ITEM 1.  PLAN INFORMATION.

      The documents containing the information specified in this Item will be
sent or given to persons who are eligible for awards under the 2000 Long - Term
Incentive Plan (the "2000 Long - Term Incentive Plan") of Watson Wyatt & Company
Holdings, a Delaware corporation (the "Registrant"). These documents are not
being filed with, or included in, this Registration Statement on Form S-8 (the
"Registration Statement") in accordance with the rules and regulations of the
Securities and Exchange Commission (the "Commission"). These documents and the
documents incorporated by reference in the Registration Statement pursuant to
Item 3 of Part II of this Registration Statement, taken together, constitute a
prospectus that meets the requirements of Section 10(a) of the Securities Act.

ITEM 2.  REGISTRANT INFORMATION AND EMPLOYEE PLAN ANNUAL INFORMATION.

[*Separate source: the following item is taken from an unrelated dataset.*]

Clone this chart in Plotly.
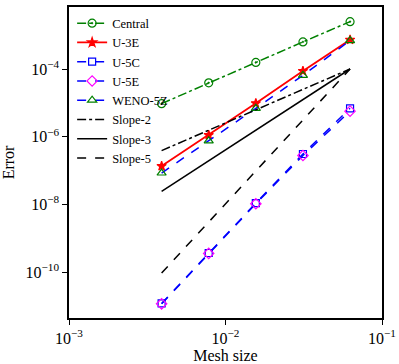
import plotly.graph_objects as go

# mesh sizes h = 1/256 ... 1/16
mesh = [1 / 256, 1 / 128, 1 / 64, 1 / 32, 1 / 16]

err_central = [9.5e-6, 3.9e-5, 1.56e-4, 6.3e-4, 2.5e-3]
err_u3e = [1.36e-7, 1.12e-6, 9.7e-6, 8.7e-5, 7.3e-4]
err_u5c = [1.2e-11, 3.7e-10, 1.1e-8, 3.1e-7, 6.9e-6]
err_u5e = [1.17e-11, 3.6e-10, 1.05e-8, 2.8e-7, 5.7e-6]
err_weno = [8.5e-8, 7.6e-7, 6.9e-6, 6.5e-5, 6.9e-4]

# reference slopes (end points)
slope_x = [1 / 256, 1 / 16]
slope2 = [3.9e-7, 1e-4]
slope3 = [2.44e-8, 1e-4]
slope5 = [9.5e-11, 1e-4]

FONT = "Liberation Serif"

fig = go.Figure()


def add(name, x, y, color, dash, symbol=None, mcolor=None, width=1.5, size=8):
    mode = "lines+markers" if symbol else "lines"
    fig.add_trace(go.Scatter(
        x=x, y=y, name=name, mode=mode,
        line=dict(color=color, dash=dash, width=width),
        marker=dict(symbol=symbol, size=size, color=mcolor or color,
                    line=dict(color=mcolor or color, width=1.2)) if symbol else None,
    ))


add("Central", mesh, err_central, "green", "dashdot", "circle-open-dot")
add("U-3E", mesh, err_u3e, "red", "solid", "star", width=1.8, size=7)
add("U-5C", mesh, err_u5c, "blue", "dash", "square-open", size=7)
add("U-5E", mesh, err_u5e, "blue", "dash", "diamond-open", mcolor="magenta")
add("WENO-5Z", mesh, err_weno, "blue", "dash", "triangle-up-open", mcolor="green")
add("Slope-2", slope_x, slope2, "black", "dashdot")
add("Slope-3", slope_x, slope3, "black", "solid")
add("Slope-5", slope_x, slope5, "black", "dash")

xt = [1e-3, 1e-2, 1e-1]
yt = [1e-4, 1e-6, 1e-8, 1e-10]

fig.update_layout(
    width=399, height=364,
    margin=dict(l=69, r=17, t=7, b=46),
    plot_bgcolor="white", paper_bgcolor="white",
    font=dict(family=FONT, size=16, color="black"),
    showlegend=True,
    legend=dict(x=0.01, y=0.995, xanchor="left", yanchor="top",
                bgcolor="rgba(0,0,0,0)", font=dict(size=12.5),
                itemwidth=30, tracegroupgap=0),
)
fig.update_xaxes(
    type="log", range=[-3, -1], automargin=False,
    tickvals=xt, ticktext=["10<sup>−3</sup>", "10<sup>−2</sup>", "10<sup>−1</sup>"],
    ticks="outside", ticklen=5, tickcolor="black",
    showline=True, linecolor="black", linewidth=1.5, mirror=True,
    showgrid=False, zeroline=False,
    title=dict(text="Mesh size", font=dict(size=16)),
)
fig.update_yaxes(
    type="log", range=[-11.35, -2.17], automargin=False,
    tickvals=yt, ticktext=["10<sup>−4</sup>", "10<sup>−6</sup>", "10<sup>−8</sup>", "10<sup>−10</sup>"],
    ticks="outside", ticklen=5, tickcolor="black",
    showline=True, linecolor="black", linewidth=1.5, mirror=True,
    showgrid=False, zeroline=False,
    title=dict(text="Error", font=dict(size=16)),
)

fig.write_html("out.html", config={"displayModeBar": False},
               post_script="document.body.style.margin='0';")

      Upon written or oral request, the Registrant shall furnish, without
charge, the documents incorporated by reference to Item 3 of Part II of this
Registration Statement. These documents are incorporated by reference in the
Section 10(a) Prospectus. Upon written or oral request, the Registrant will also
furnish, without charge, other documents required to be delivered to employees
under Rule 428(b) of the Securities Act of 1933, as amended (the "Securities
Act"). Requests should be directed to Watson Wyatt & Company Holdings, 6707
Democracy Blvd., Suite 800, Bethesda, Maryland 20817, Attention: Walter W.
Bardenwerper, Vice President and General Counsel (tel. (301) 581-4600).

PART II

INFORMATION REQUIRED IN THE REGISTRATION STATEMENT

ITEM 3.  INCORPORATION OF DOCUMENTS BY REFERENCE.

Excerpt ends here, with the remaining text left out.